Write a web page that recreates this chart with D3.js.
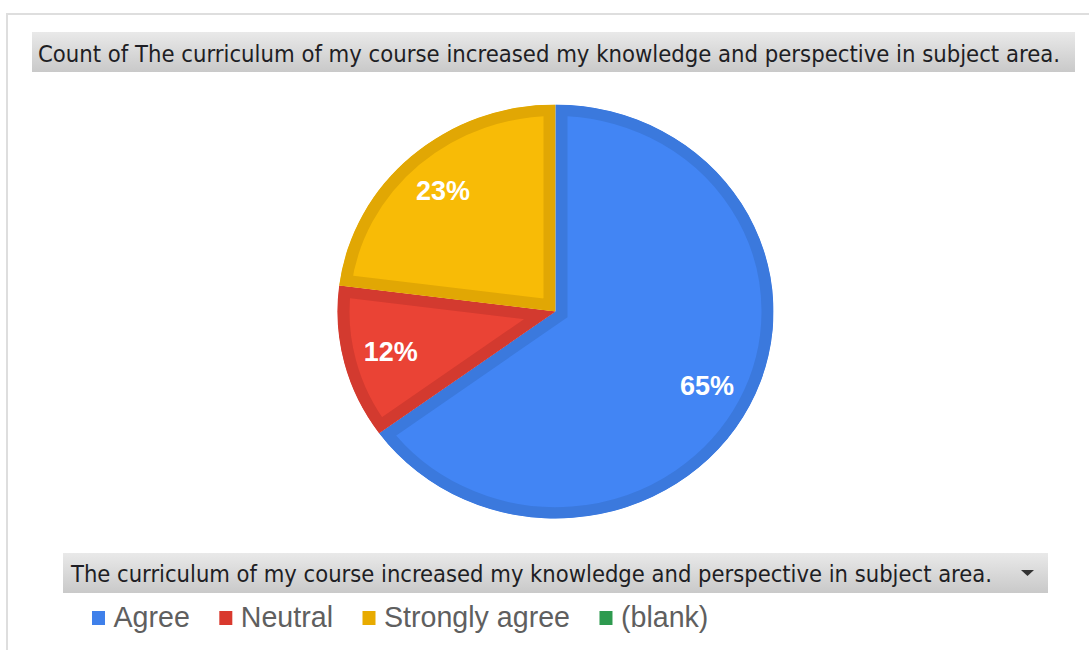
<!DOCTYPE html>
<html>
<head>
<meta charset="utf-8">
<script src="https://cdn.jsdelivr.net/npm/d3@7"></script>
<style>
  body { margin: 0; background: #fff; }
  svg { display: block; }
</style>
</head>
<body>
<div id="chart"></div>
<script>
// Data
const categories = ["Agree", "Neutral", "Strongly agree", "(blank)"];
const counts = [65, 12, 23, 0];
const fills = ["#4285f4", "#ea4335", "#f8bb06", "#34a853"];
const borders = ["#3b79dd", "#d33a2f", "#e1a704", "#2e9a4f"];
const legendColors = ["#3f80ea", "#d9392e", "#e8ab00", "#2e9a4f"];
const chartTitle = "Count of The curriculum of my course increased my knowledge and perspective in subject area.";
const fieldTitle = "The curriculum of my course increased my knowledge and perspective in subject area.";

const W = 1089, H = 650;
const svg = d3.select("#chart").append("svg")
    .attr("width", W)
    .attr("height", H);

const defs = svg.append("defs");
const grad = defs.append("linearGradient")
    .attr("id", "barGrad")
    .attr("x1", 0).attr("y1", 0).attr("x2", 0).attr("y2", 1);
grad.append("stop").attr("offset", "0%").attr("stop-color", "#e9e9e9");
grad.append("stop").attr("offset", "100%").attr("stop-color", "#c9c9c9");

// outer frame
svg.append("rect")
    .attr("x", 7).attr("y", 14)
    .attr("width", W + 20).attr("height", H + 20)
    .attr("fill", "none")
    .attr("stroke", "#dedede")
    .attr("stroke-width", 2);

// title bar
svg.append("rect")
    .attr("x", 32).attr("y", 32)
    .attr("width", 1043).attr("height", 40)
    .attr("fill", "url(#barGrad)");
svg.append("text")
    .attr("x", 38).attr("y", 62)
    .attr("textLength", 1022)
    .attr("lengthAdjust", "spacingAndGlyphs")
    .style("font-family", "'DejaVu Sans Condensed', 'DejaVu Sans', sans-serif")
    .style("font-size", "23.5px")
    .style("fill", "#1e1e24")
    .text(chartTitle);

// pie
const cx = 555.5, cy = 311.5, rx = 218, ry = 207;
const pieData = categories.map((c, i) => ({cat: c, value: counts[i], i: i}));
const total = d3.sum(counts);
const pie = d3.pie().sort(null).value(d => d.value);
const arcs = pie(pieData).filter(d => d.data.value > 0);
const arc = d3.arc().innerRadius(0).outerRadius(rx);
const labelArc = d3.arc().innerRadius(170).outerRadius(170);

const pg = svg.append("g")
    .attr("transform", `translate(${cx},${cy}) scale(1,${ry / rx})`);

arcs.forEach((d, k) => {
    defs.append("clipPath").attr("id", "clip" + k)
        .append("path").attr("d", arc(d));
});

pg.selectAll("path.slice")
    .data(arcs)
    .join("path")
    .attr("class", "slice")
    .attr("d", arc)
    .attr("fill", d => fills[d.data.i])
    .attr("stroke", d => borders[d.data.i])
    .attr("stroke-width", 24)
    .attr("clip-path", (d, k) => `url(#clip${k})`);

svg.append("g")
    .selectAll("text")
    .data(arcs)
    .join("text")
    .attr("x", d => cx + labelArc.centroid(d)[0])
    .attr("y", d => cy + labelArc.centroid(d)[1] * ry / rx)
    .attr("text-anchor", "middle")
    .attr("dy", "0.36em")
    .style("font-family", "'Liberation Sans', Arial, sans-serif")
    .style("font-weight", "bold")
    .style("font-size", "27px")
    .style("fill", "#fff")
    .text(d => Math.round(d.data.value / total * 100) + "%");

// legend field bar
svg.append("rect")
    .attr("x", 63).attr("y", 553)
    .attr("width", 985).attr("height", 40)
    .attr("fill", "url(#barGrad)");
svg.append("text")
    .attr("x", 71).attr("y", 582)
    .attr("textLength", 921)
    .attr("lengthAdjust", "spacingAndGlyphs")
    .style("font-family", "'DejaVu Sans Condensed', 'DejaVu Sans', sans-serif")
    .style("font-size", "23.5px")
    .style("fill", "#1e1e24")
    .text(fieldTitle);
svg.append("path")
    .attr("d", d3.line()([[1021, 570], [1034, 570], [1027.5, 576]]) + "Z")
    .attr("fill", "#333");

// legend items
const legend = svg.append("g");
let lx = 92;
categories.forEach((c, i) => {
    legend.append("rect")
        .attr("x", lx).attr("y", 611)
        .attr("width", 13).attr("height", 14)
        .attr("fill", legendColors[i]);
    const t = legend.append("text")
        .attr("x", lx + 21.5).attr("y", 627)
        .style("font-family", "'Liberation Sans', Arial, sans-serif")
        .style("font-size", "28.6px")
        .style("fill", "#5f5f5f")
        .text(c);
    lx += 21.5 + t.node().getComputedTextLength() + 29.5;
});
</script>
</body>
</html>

==

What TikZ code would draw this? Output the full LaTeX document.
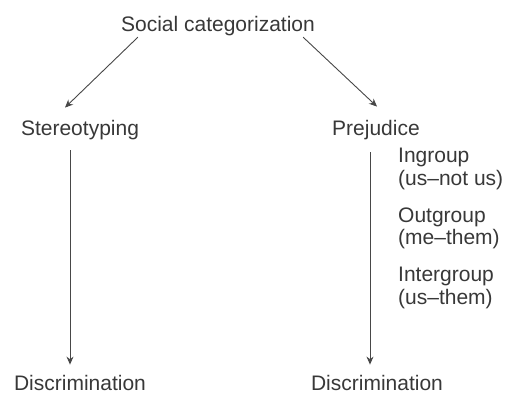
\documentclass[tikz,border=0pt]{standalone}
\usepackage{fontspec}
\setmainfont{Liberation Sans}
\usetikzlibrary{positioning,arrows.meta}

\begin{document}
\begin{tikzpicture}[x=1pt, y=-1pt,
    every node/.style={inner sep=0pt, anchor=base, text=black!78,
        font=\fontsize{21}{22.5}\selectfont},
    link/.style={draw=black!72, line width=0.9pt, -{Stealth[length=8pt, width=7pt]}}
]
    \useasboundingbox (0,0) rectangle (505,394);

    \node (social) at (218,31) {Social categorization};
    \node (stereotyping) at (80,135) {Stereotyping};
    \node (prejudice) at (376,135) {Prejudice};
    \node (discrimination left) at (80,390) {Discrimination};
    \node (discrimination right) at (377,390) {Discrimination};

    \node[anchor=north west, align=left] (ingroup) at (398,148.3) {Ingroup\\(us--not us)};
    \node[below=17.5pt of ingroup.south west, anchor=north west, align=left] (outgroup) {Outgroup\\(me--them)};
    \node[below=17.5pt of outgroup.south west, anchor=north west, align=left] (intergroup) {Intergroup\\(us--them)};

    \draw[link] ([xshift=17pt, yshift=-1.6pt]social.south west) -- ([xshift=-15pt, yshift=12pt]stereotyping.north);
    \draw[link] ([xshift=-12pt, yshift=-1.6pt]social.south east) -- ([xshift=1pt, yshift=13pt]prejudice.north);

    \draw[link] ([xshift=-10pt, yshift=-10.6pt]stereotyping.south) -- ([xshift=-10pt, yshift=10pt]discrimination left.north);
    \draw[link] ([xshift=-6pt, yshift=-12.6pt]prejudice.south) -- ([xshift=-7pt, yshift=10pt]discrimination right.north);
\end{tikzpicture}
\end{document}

* * *

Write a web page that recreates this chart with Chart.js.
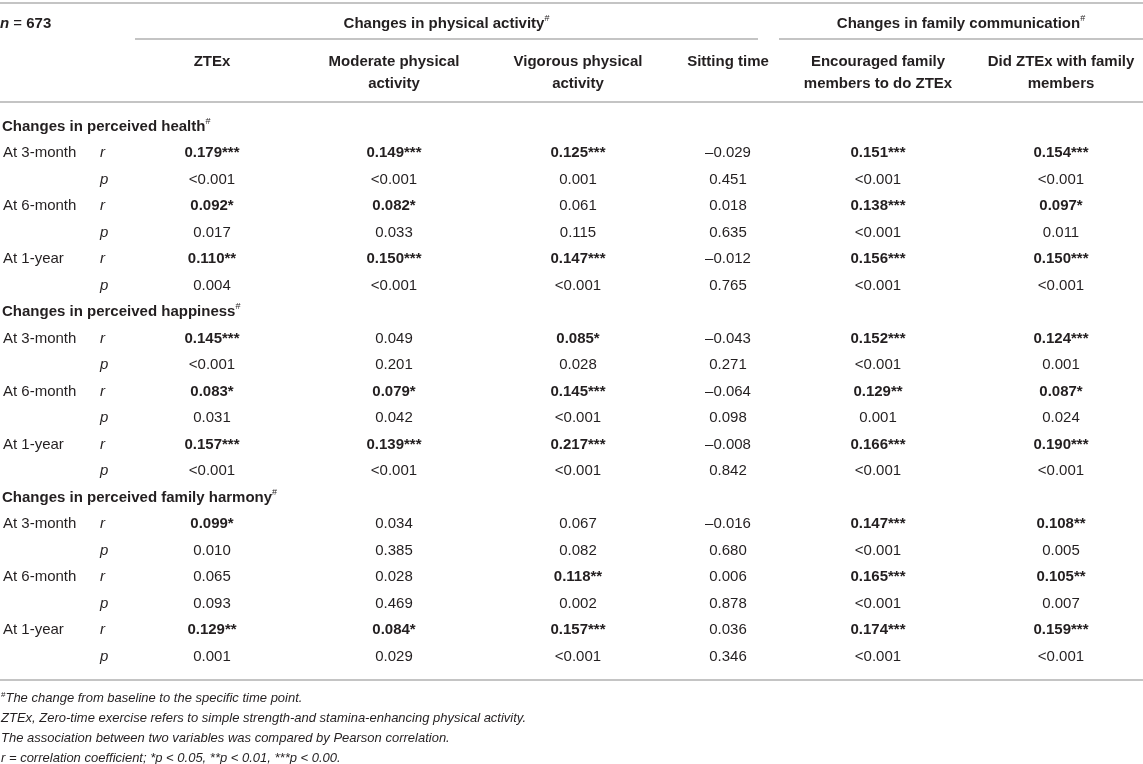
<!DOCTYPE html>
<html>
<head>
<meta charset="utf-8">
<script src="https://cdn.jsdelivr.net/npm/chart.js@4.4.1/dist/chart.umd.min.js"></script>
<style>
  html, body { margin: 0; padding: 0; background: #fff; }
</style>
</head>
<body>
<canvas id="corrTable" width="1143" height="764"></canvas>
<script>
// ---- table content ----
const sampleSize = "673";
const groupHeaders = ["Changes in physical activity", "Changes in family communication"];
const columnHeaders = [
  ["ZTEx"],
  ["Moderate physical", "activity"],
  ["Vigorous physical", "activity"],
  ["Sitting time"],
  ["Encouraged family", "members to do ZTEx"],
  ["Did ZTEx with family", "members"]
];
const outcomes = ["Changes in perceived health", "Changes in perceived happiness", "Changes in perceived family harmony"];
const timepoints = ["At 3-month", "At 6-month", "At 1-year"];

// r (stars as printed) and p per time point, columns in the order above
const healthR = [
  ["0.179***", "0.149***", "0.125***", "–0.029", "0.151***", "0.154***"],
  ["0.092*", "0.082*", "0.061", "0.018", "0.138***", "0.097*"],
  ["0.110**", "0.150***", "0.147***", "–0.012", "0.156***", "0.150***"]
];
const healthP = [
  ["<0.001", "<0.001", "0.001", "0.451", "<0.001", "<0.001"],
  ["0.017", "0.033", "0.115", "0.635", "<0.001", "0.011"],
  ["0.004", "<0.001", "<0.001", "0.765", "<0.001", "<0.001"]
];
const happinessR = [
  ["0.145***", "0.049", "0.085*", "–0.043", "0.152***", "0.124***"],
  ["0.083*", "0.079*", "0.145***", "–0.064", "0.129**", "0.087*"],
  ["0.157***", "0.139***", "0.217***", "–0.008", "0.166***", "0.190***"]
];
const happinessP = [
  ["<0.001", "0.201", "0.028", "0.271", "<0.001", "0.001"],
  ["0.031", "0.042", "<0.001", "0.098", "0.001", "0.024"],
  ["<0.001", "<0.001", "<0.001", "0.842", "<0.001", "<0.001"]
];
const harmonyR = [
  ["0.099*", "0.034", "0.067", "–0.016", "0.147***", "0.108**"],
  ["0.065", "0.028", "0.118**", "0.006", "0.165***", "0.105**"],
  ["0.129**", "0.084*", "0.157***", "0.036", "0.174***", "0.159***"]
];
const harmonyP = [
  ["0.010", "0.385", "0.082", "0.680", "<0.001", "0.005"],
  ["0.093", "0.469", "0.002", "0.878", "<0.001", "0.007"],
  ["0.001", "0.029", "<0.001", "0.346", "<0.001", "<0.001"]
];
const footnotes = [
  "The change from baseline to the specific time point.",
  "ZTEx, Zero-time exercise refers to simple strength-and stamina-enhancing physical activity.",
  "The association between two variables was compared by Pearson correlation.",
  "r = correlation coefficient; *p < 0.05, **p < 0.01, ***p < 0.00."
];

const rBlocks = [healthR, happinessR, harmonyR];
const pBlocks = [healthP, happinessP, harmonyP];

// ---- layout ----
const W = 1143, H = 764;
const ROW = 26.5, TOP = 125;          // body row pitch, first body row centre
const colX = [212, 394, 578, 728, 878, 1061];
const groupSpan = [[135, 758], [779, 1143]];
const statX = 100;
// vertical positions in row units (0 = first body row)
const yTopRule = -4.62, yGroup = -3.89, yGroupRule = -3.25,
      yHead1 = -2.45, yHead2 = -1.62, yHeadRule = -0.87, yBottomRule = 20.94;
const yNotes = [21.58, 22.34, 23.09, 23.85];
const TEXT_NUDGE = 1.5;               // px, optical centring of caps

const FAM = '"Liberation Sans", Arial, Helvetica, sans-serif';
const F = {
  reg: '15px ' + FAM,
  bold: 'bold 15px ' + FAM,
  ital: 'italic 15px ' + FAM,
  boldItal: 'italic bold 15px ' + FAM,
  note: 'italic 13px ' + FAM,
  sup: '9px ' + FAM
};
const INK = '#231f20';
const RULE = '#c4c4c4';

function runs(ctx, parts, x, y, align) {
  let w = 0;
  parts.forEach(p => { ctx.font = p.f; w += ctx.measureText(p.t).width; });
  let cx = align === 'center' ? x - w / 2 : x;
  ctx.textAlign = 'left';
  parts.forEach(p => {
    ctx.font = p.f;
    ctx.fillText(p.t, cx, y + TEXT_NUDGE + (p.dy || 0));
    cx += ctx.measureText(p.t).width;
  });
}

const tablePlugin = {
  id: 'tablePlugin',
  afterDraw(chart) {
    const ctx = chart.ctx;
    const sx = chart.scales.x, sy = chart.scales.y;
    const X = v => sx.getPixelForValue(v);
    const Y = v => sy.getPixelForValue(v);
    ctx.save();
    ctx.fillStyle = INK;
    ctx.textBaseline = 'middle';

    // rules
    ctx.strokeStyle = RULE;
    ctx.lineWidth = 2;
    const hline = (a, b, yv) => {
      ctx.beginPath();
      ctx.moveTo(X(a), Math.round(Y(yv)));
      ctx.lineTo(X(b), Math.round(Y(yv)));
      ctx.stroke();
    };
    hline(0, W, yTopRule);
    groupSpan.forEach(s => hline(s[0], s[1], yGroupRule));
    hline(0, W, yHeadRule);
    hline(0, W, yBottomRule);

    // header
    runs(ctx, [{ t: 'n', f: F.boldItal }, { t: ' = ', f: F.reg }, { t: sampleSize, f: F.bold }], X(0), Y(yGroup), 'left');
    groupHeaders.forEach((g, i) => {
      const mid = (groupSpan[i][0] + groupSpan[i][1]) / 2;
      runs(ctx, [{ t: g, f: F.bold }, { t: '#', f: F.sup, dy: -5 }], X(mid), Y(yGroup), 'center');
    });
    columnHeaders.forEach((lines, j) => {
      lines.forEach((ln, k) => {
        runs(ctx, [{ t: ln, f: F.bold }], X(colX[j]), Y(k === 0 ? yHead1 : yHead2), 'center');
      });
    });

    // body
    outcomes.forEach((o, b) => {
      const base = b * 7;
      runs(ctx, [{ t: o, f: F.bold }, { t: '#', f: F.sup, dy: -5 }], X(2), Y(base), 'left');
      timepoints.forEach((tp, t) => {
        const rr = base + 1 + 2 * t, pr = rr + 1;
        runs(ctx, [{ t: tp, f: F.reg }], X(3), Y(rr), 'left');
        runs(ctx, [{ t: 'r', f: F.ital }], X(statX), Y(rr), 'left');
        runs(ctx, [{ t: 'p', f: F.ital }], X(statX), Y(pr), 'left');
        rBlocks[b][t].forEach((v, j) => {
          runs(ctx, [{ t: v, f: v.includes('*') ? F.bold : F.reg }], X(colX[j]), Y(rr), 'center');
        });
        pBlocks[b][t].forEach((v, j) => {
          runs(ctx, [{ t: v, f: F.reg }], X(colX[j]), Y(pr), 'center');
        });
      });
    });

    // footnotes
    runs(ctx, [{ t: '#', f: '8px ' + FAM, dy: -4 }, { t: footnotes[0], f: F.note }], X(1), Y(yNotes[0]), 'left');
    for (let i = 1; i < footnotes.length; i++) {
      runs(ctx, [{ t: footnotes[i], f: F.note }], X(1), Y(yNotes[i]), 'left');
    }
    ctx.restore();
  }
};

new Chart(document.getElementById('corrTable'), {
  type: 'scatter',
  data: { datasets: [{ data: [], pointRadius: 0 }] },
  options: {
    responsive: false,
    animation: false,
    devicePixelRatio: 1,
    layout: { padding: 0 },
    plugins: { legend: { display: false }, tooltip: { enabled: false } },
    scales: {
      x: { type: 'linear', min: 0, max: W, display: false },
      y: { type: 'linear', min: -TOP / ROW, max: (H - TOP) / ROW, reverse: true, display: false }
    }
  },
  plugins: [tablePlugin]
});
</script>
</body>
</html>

_WHAT IS BEING ASKED:_
Answer with one number: how many lines in the listing hold "that".

_OUTPUT BELOW:_
2